Charts and diagrams as code:

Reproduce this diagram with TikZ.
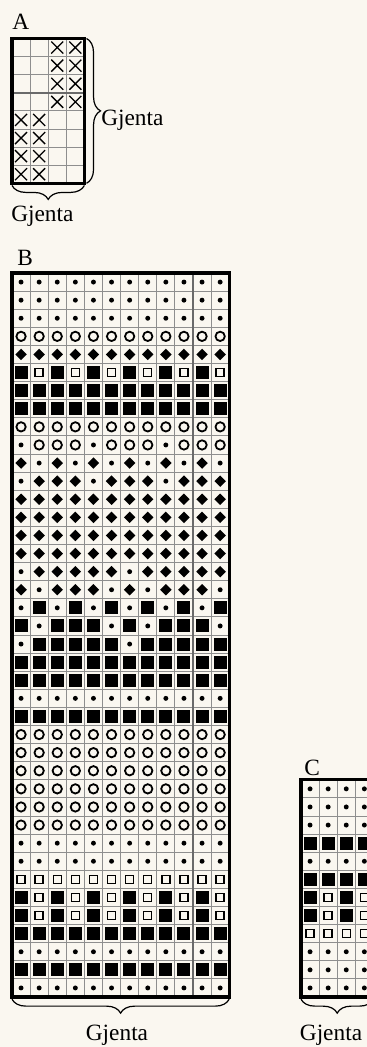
\documentclass[tikz,border=0pt]{standalone}
\usepackage{fontspec}
\setmainfont{Liberation Serif}
\usetikzlibrary{decorations.pathreplacing}

\definecolor{paper}{HTML}{FAF7F0}
\definecolor{gridgray}{HTML}{8E8E8E}
\definecolor{repgray}{HTML}{6A6A6A}

\newcommand{\cellsz}{18.1}
% chart symbols, #1 = column, #2 = row
\newcommand{\symcell}[2]{({(#1-0.5)*\cellsz},{(#2-0.5)*\cellsz})}
\newcommand{\syme}[2]{}
\newcommand{\symp}[2]{\fill \symcell{#1}{#2} circle (1.85pt);}
\newcommand{\symo}[2]{\draw[line width=1.35pt] \symcell{#1}{#2} circle (3.5pt);}
\newcommand{\symd}[2]{\fill \symcell{#1}{#2} +(-4.3pt,0) -- +(0,-4.3pt) -- +(4.3pt,0) -- +(0,4.3pt) -- cycle;}
\newcommand{\syms}[2]{\fill \symcell{#1}{#2} +(-4.9pt,-4.9pt) rectangle +(4.9pt,4.9pt);}
\newcommand{\symq}[2]{\draw[line width=1pt] \symcell{#1}{#2} +(-3pt,-3pt) rectangle +(3pt,3pt);}
\newcommand{\symx}[2]{\draw[line width=1pt] \symcell{#1}{#2} +(-4.5pt,-4.5pt) -- +(4.5pt,4.5pt) \symcell{#1}{#2} +(-4.5pt,4.5pt) -- +(4.5pt,-4.5pt);}

\begin{document}
\begin{tikzpicture}[x=0.75pt, y=-0.75pt,
    gridline/.style={draw=gridgray, line width=0.75pt},
    repline/.style={draw=repgray, line width=1.2pt},
    frameline/.style={draw=black, line width=2.3pt},
    repbrace/.style={decorate, decoration={brace, amplitude=10.5pt}, line width=0.9pt},
    lbl/.style={font=\fontsize{17.5}{20}\selectfont, inner sep=0pt}]

    \useasboundingbox (0,0) rectangle (367,1047);
    \clip (0,0) rectangle (367,1047);
    \fill[paper] (0,0) rectangle (367,1047);

    % Chart A - 4 x 8
    \begin{scope}[shift={(12,38.5)}]
        \foreach \k in {1,...,3} \draw[gridline] ({\k*\cellsz},0) -- ({\k*\cellsz},{8*\cellsz});
        \foreach \r in {1,2,4,5,6,7} \draw[gridline] (0,{\r*\cellsz}) -- ({4*\cellsz},{\r*\cellsz});
        \draw[repline] (0,{3*\cellsz}) -- ({4*\cellsz},{3*\cellsz});
        \foreach \row [count=\r] in {{e,e,x,x},{e,e,x,x},{e,e,x,x},{e,e,x,x},
                                     {x,x,e,e},{x,x,e,e},{x,x,e,e},{x,x,e,e}}
            \foreach \mk [count=\k] in \row {\csname sym\mk\endcsname{\k}{\r}};
        \draw[frameline] (0,0) rectangle ({4*\cellsz},{8*\cellsz});
        \coordinate (A-ne) at ({4*\cellsz},0);
        \coordinate (A-se) at ({4*\cellsz},{8*\cellsz});
        \coordinate (A-sw) at (0,{8*\cellsz});
    \end{scope}

    % Chart B - 12 x 40
    \begin{scope}[shift={(12,273)}]
        \foreach \k in {1,...,9,11} \draw[gridline] ({\k*\cellsz},0) -- ({\k*\cellsz},{40*\cellsz});
        \foreach \r in {1,...,39} \draw[gridline] (0,{\r*\cellsz}) -- ({12*\cellsz},{\r*\cellsz});
        \draw[repline] ({10*\cellsz},0) -- ({10*\cellsz},{40*\cellsz});
        \foreach \row [count=\r] in {
            {p,p,p,p,p,p,p,p,p,p,p,p},{p,p,p,p,p,p,p,p,p,p,p,p},{p,p,p,p,p,p,p,p,p,p,p,p},
            {o,o,o,o,o,o,o,o,o,o,o,o},{d,d,d,d,d,d,d,d,d,d,d,d},{s,q,s,q,s,q,s,q,s,q,s,q},
            {s,s,s,s,s,s,s,s,s,s,s,s},{s,s,s,s,s,s,s,s,s,s,s,s},{o,o,o,o,o,o,o,o,o,o,o,o},
            {p,o,o,o,p,o,o,o,p,o,o,o},{d,p,d,p,d,p,d,p,d,p,d,p},{p,d,d,d,p,d,d,d,p,d,d,d},
            {d,d,d,d,d,d,d,d,d,d,d,d},{d,d,d,d,d,d,d,d,d,d,d,d},{d,d,d,d,d,d,d,d,d,d,d,d},
            {d,d,d,d,d,d,d,d,d,d,d,d},{p,d,d,d,d,d,p,d,d,d,d,d},{d,p,d,d,d,p,d,p,d,d,d,p},
            {p,s,p,s,p,s,p,s,p,s,p,s},{s,p,s,s,s,p,s,p,s,s,s,p},{p,s,s,s,s,s,p,s,s,s,s,s},
            {s,s,s,s,s,s,s,s,s,s,s,s},{s,s,s,s,s,s,s,s,s,s,s,s},{p,p,p,p,p,p,p,p,p,p,p,p},
            {s,s,s,s,s,s,s,s,s,s,s,s},{o,o,o,o,o,o,o,o,o,o,o,o},{o,o,o,o,o,o,o,o,o,o,o,o},
            {o,o,o,o,o,o,o,o,o,o,o,o},{o,o,o,o,o,o,o,o,o,o,o,o},{o,o,o,o,o,o,o,o,o,o,o,o},
            {o,o,o,o,o,o,o,o,o,o,o,o},{p,p,p,p,p,p,p,p,p,p,p,p},{p,p,p,p,p,p,p,p,p,p,p,p},
            {q,q,q,q,q,q,q,q,q,q,q,q},{s,q,s,q,s,q,s,q,s,q,s,q},{s,q,s,q,s,q,s,q,s,q,s,q},
            {s,s,s,s,s,s,s,s,s,s,s,s},{p,p,p,p,p,p,p,p,p,p,p,p},{s,s,s,s,s,s,s,s,s,s,s,s},
            {p,p,p,p,p,p,p,p,p,p,p,p}}
            \foreach \mk [count=\k] in \row {\csname sym\mk\endcsname{\k}{\r}};
        \draw[frameline] (0,0) rectangle ({12*\cellsz},{40*\cellsz});
        \coordinate (B-se) at ({12*\cellsz},{40*\cellsz});
        \coordinate (B-sw) at (0,{40*\cellsz});
    \end{scope}

    % Chart C - 4 x 12 (cut at the page edge)
    \begin{scope}[shift={(301,779.8)}]
        \foreach \k in {1,...,3} \draw[gridline] ({\k*\cellsz},0) -- ({\k*\cellsz},{12*\cellsz});
        \foreach \r in {1,...,11} \draw[gridline] (0,{\r*\cellsz}) -- ({4*\cellsz},{\r*\cellsz});
        \foreach \row [count=\r] in {{p,p,p,p},{p,p,p,p},{p,p,p,p},{s,s,s,s},{p,p,p,p},{s,s,s,s},
                                     {s,q,s,q},{s,q,s,q},{q,q,q,q},{p,p,p,p},{p,p,p,p},{p,p,p,p}}
            \foreach \mk [count=\k] in \row {\csname sym\mk\endcsname{\k}{\r}};
        \draw[frameline] (0,0) rectangle ({4*\cellsz},{12*\cellsz});
        \coordinate (C-se) at ({4*\cellsz},{12*\cellsz});
        \coordinate (C-sw) at (0,{12*\cellsz});
    \end{scope}

    % Braces
    \draw[repbrace] ([xshift=1.6pt]A-ne) -- ([xshift=1.6pt]A-se);
    \draw[repbrace] ([yshift=-1.6pt]A-se) -- ([yshift=-1.6pt]A-sw);
    \draw[repbrace] ([yshift=-1.6pt]B-se) -- ([yshift=-1.6pt]B-sw);
    \draw[repbrace] ([yshift=-1.6pt]C-se) -- ([yshift=-1.6pt]C-sw);

    % Labels
    \node[lbl, anchor=base west] (labA) at (12,29) {A};
    \node[lbl, anchor=base west] (gjA1) at (101,125) {Gjenta};
    \node[lbl, anchor=base west] (gjA2) at (11,221) {Gjenta};
    \node[lbl, anchor=base west] (labB) at (17,265) {B};
    \node[lbl, anchor=base] (gjB) at (117,1040) {Gjenta};
    \node[lbl, anchor=base west] (labC) at (304,775) {C};
    \node[lbl, anchor=base] (gjC) at (331,1040) {Gjenta};

\end{tikzpicture}
\end{document}
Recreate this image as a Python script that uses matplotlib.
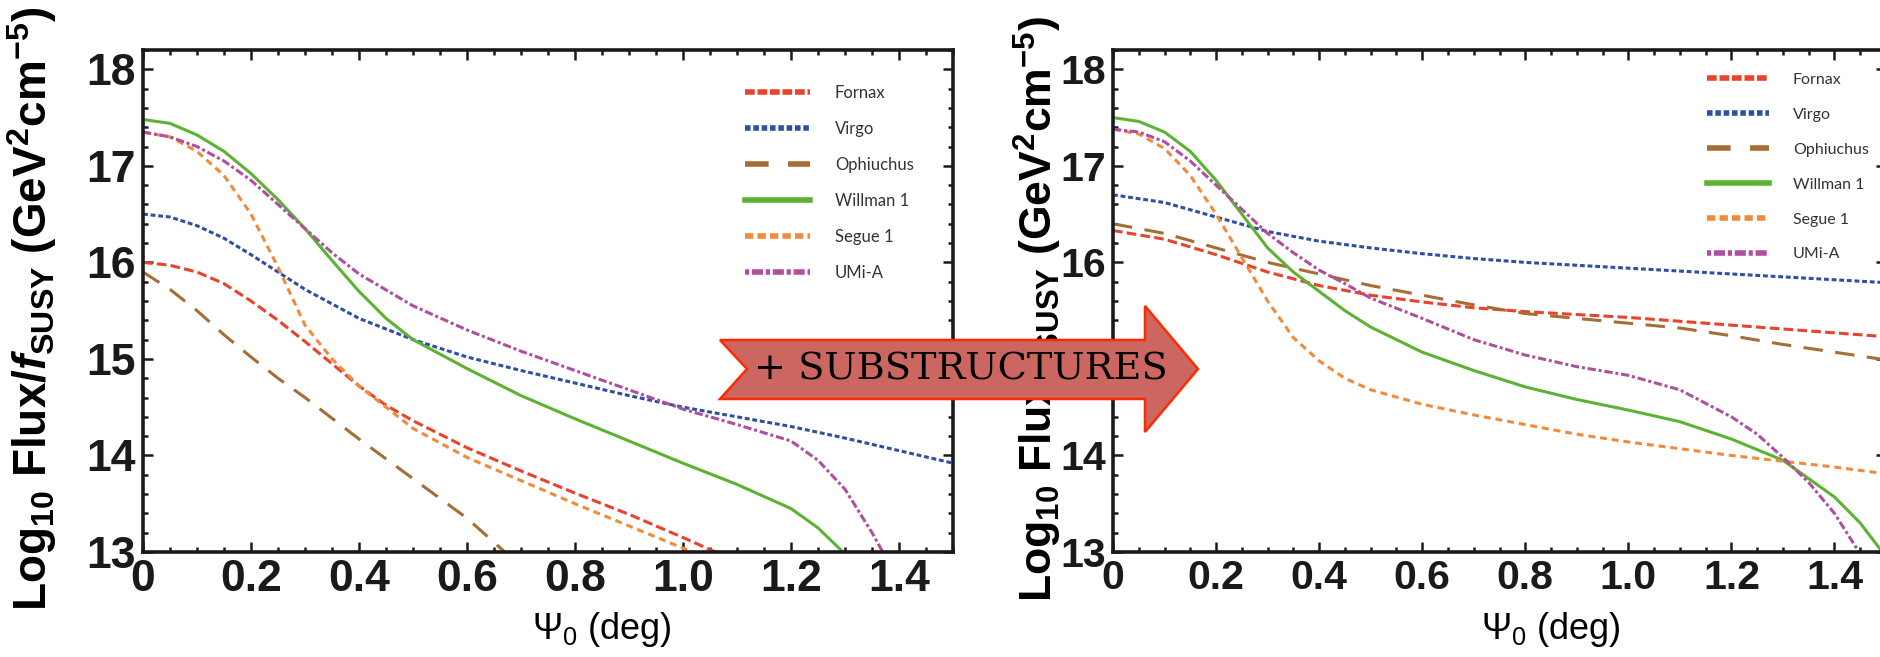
import numpy as np
import matplotlib
matplotlib.use('Agg')
import matplotlib.pyplot as plt
from matplotlib.ticker import MultipleLocator, FuncFormatter
from matplotlib.patches import Polygon

plt.rcParams['font.family'] = ['Liberation Sans', 'DejaVu Sans']
plt.rcParams['font.weight'] = 'bold'
plt.rcParams['mathtext.fontset'] = 'custom'
plt.rcParams['mathtext.rm'] = 'Liberation Sans:bold'
plt.rcParams['mathtext.it'] = 'Liberation Sans:bold:italic'
plt.rcParams['mathtext.bf'] = 'Liberation Sans:bold'
plt.rcParams['lines.scale_dashes'] = False

# ---- data: left panel (no substructures) ----
fornax_x_l = [0, 0.05, 0.1, 0.15, 0.2, 0.25, 0.3, 0.35, 0.4, 0.45, 0.5, 0.6, 0.7, 0.8, 0.9, 1.0, 1.1]
fornax_y_l = [16.0, 15.97, 15.9, 15.78, 15.6, 15.4, 15.18, 14.95, 14.72, 14.52, 14.36, 14.08, 13.84, 13.61, 13.39, 13.15, 12.9]
virgo_x_l = [0, 0.05, 0.1, 0.15, 0.2, 0.25, 0.3, 0.4, 0.5, 0.6, 0.7, 0.8, 0.9, 1.0, 1.1, 1.2, 1.3, 1.4, 1.5]
virgo_y_l = [16.5, 16.47, 16.38, 16.25, 16.08, 15.9, 15.72, 15.42, 15.2, 15.02, 14.88, 14.75, 14.62, 14.5, 14.4, 14.3, 14.18, 14.05, 13.92]
ophi_x_l = [0, 0.05, 0.1, 0.15, 0.2, 0.25, 0.3, 0.4, 0.5, 0.6, 0.7]
ophi_y_l = [15.9, 15.72, 15.5, 15.25, 15.02, 14.8, 14.6, 14.17, 13.76, 13.35, 12.85]
willman_x_l = [0, 0.05, 0.1, 0.15, 0.2, 0.25, 0.3, 0.35, 0.4, 0.45, 0.5, 0.6, 0.7, 0.8, 0.9, 1.0, 1.1, 1.2, 1.25, 1.3]
willman_y_l = [17.48, 17.44, 17.32, 17.15, 16.92, 16.65, 16.35, 16.02, 15.7, 15.42, 15.2, 14.9, 14.62, 14.38, 14.15, 13.92, 13.7, 13.45, 13.25, 12.98]
segue_x_l = [0, 0.05, 0.1, 0.15, 0.2, 0.25, 0.3, 0.35, 0.4, 0.45, 0.5, 0.6, 0.7, 0.8, 0.9, 1.0, 1.05]
segue_y_l = [17.35, 17.3, 17.15, 16.9, 16.5, 15.95, 15.35, 15.0, 14.72, 14.5, 14.28, 13.98, 13.74, 13.5, 13.27, 13.04, 12.92]
umi_x_l = [0, 0.05, 0.1, 0.15, 0.2, 0.25, 0.3, 0.35, 0.4, 0.5, 0.6, 0.7, 0.8, 0.9, 1.0, 1.1, 1.2, 1.25, 1.3, 1.35, 1.4]
umi_y_l = [17.35, 17.3, 17.2, 17.05, 16.85, 16.6, 16.35, 16.1, 15.88, 15.55, 15.3, 15.08, 14.88, 14.68, 14.48, 14.32, 14.15, 13.95, 13.65, 13.2, 12.7]

# ---- data: right panel (with substructures) ----
fornax_x_r = [0, 0.1, 0.2, 0.3, 0.4, 0.5, 0.6, 0.7, 0.8, 0.9, 1.0, 1.1, 1.2, 1.3, 1.4, 1.5]
fornax_y_r = [16.33, 16.24, 16.08, 15.9, 15.76, 15.66, 15.59, 15.53, 15.49, 15.46, 15.43, 15.39, 15.35, 15.31, 15.27, 15.23]
virgo_x_r = [0, 0.1, 0.2, 0.3, 0.4, 0.5, 0.6, 0.7, 0.8, 0.9, 1.0, 1.1, 1.2, 1.3, 1.4, 1.5]
virgo_y_r = [16.7, 16.62, 16.47, 16.32, 16.22, 16.15, 16.09, 16.04, 16.0, 15.97, 15.94, 15.91, 15.88, 15.85, 15.82, 15.79]
ophi_x_r = [0, 0.1, 0.2, 0.3, 0.4, 0.5, 0.6, 0.7, 0.8, 0.9, 1.0, 1.1, 1.2, 1.3, 1.4, 1.5]
ophi_y_r = [16.4, 16.3, 16.15, 16.0, 15.88, 15.76, 15.66, 15.56, 15.47, 15.42, 15.37, 15.32, 15.24, 15.15, 15.07, 14.99]
willman_x_r = [0, 0.05, 0.1, 0.15, 0.2, 0.25, 0.3, 0.35, 0.4, 0.45, 0.5, 0.6, 0.7, 0.8, 0.9, 1.0, 1.1, 1.2, 1.3, 1.4, 1.45, 1.5]
willman_y_r = [17.5, 17.46, 17.35, 17.15, 16.85, 16.5, 16.15, 15.9, 15.7, 15.5, 15.33, 15.07, 14.88, 14.71, 14.58, 14.47, 14.35, 14.17, 13.95, 13.57, 13.3, 12.95]
segue_x_r = [0, 0.05, 0.1, 0.15, 0.2, 0.25, 0.3, 0.35, 0.4, 0.45, 0.5, 0.6, 0.7, 0.8, 0.9, 1.0, 1.1, 1.2, 1.3, 1.4, 1.5]
segue_y_r = [17.38, 17.33, 17.18, 16.9, 16.5, 16.05, 15.6, 15.22, 14.98, 14.8, 14.68, 14.53, 14.42, 14.32, 14.22, 14.14, 14.07, 14.0, 13.94, 13.88, 13.81]
umi_x_r = [0, 0.05, 0.1, 0.15, 0.2, 0.25, 0.3, 0.35, 0.4, 0.45, 0.5, 0.6, 0.7, 0.8, 0.9, 1.0, 1.1, 1.2, 1.25, 1.3, 1.35, 1.4, 1.45]
umi_y_r = [17.38, 17.35, 17.25, 17.05, 16.8, 16.55, 16.3, 16.1, 15.92, 15.78, 15.63, 15.42, 15.2, 15.04, 14.92, 14.83, 14.68, 14.4, 14.22, 13.98, 13.72, 13.4, 12.98]

names = ['Fornax', 'Virgo', 'Ophiuchus', 'Willman 1', 'Segue 1', 'UMi-A']
colors = ['#E8432D', '#2E4FA3', '#A56E34', '#5DB233', '#F28A3C', '#B04FA0']
styles = [(0, (7, 3)), (0, (3.5, 2)), (0, (14, 9)), '-', (0, (5, 3.5)), (0, (6, 2, 2.2, 2))]
# legend keys are drawn thicker, with their own dash lengths
leg_styles = [(0, (7, 2)), (0, (4, 2)), (0, (17, 14)), '-', (0, (6, 3)), (0, (3, 2, 8, 2))]

left_data = [(fornax_x_l, fornax_y_l), (virgo_x_l, virgo_y_l), (ophi_x_l, ophi_y_l),
             (willman_x_l, willman_y_l), (segue_x_l, segue_y_l), (umi_x_l, umi_y_l)]
right_data = [(fornax_x_r, fornax_y_r), (virgo_x_r, virgo_y_r), (ophi_x_r, ophi_y_r),
              (willman_x_r, willman_y_r), (segue_x_r, segue_y_r), (umi_x_r, umi_y_r)]

W, H = 1881, 657
fig = plt.figure(figsize=(W / 100, H / 100), dpi=100)

# axes boxes in pixels (left, top, right, bottom)
box_l = (143, 50, 953, 552)
box_r = (1113, 50, 1886, 552)


def px_axes(b):
    return [b[0] / W, 1 - b[3] / H, (b[2] - b[0]) / W, (b[3] - b[1]) / H]


ylab = r"Log$_{10}$ Flux/$f_{\rm SUSY}$ (GeV$^2$cm$^{-5}$)"


def setup(ax, data, leg_anchor, leg_size, leg_space, ylab_x, lab_size, tick_size):
    for (x, y), nm, c, ls in zip(data, names, colors, styles):
        ax.plot(x, y, color=c, ls=ls, lw=2.2, label=nm)
    ax.set_xlim(0, 1.5)
    ax.set_ylim(13, 18.2)
    ax.xaxis.set_major_locator(MultipleLocator(0.2))
    ax.xaxis.set_minor_locator(MultipleLocator(0.05))
    ax.yaxis.set_major_locator(MultipleLocator(1))
    ax.yaxis.set_minor_locator(MultipleLocator(0.2))
    ax.xaxis.set_major_formatter(FuncFormatter(lambda v, p: '0' if abs(v) < 1e-9 else f'{v:.1f}'))
    ax.tick_params(which='both', direction='in', top=True, right=True, width=1.8, colors='#1a1a1a')
    ax.tick_params(which='major', length=7, labelsize=tick_size, pad=5)
    ax.tick_params(which='minor', length=3.5)
    for s in ax.spines.values():
        s.set_linewidth(2.6)
        s.set_color('#1a1a1a')
    ax.set_xlabel(r"Ψ$_{\mathregular{0}}$ (deg)", fontsize=26, fontweight='normal')
    ax.xaxis.set_label_coords(0.566, -0.115)
    ax.set_ylabel(ylab, fontsize=lab_size, fontweight='bold')
    ax.yaxis.set_label_coords(ylab_x, 0.485)
    leg = ax.legend(loc='upper left', bbox_to_anchor=leg_anchor, frameon=False,
                    prop={'family': 'Lato', 'weight': 'normal', 'size': leg_size},
                    handlelength=3.9, handletextpad=1.5, labelspacing=leg_space,
                    borderpad=0, borderaxespad=0)
    for t in leg.get_texts():
        t.set_color('#333333')
    for h, ls in zip(leg.legend_handles, leg_styles):
        h.set_linewidth(4)
        h.set_linestyle(ls)


ax1 = fig.add_axes(px_axes(box_l))
setup(ax1, left_data, (0.743, 0.93), 12, 1.2, -0.104, 33, 32)
ax2 = fig.add_axes(px_axes(box_r))
setup(ax2, right_data, (0.768, 0.955), 11.5, 1.3, -0.064, 32, 29.5)

# "+ SUBSTRUCTURES" arrow (pixel outline)
arrow_px = [(720, 340), (1145, 340), (1145, 306), (1198, 369), (1145, 432),
            (1145, 399), (720, 399), (747, 369)]
arrow = Polygon([(x / W, 1 - y / H) for x, y in arrow_px], closed=True,
                transform=fig.transFigure, facecolor='#CC6660', edgecolor='#FF2A00',
                linewidth=1.8, zorder=10)
fig.add_artist(arrow)
fig.text(961 / W, 1 - 369 / H, '+ SUBSTRUCTURES', ha='center', va='center',
         family='DejaVu Serif', fontweight='normal', fontsize=27.5, color='black', zorder=11)

fig.savefig('out.png', dpi=100)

*Exercise objective*: Copy out all lines that carry the word "matplotlib".

*Answer*:
Recreate this image as a Python script that uses matplotlib.
import matplotlib
matplotlib.use('Agg')
import matplotlib.pyplot as plt
from matplotlib.ticker import MultipleLocator, FuncFormatter
from matplotlib.patches import Polygon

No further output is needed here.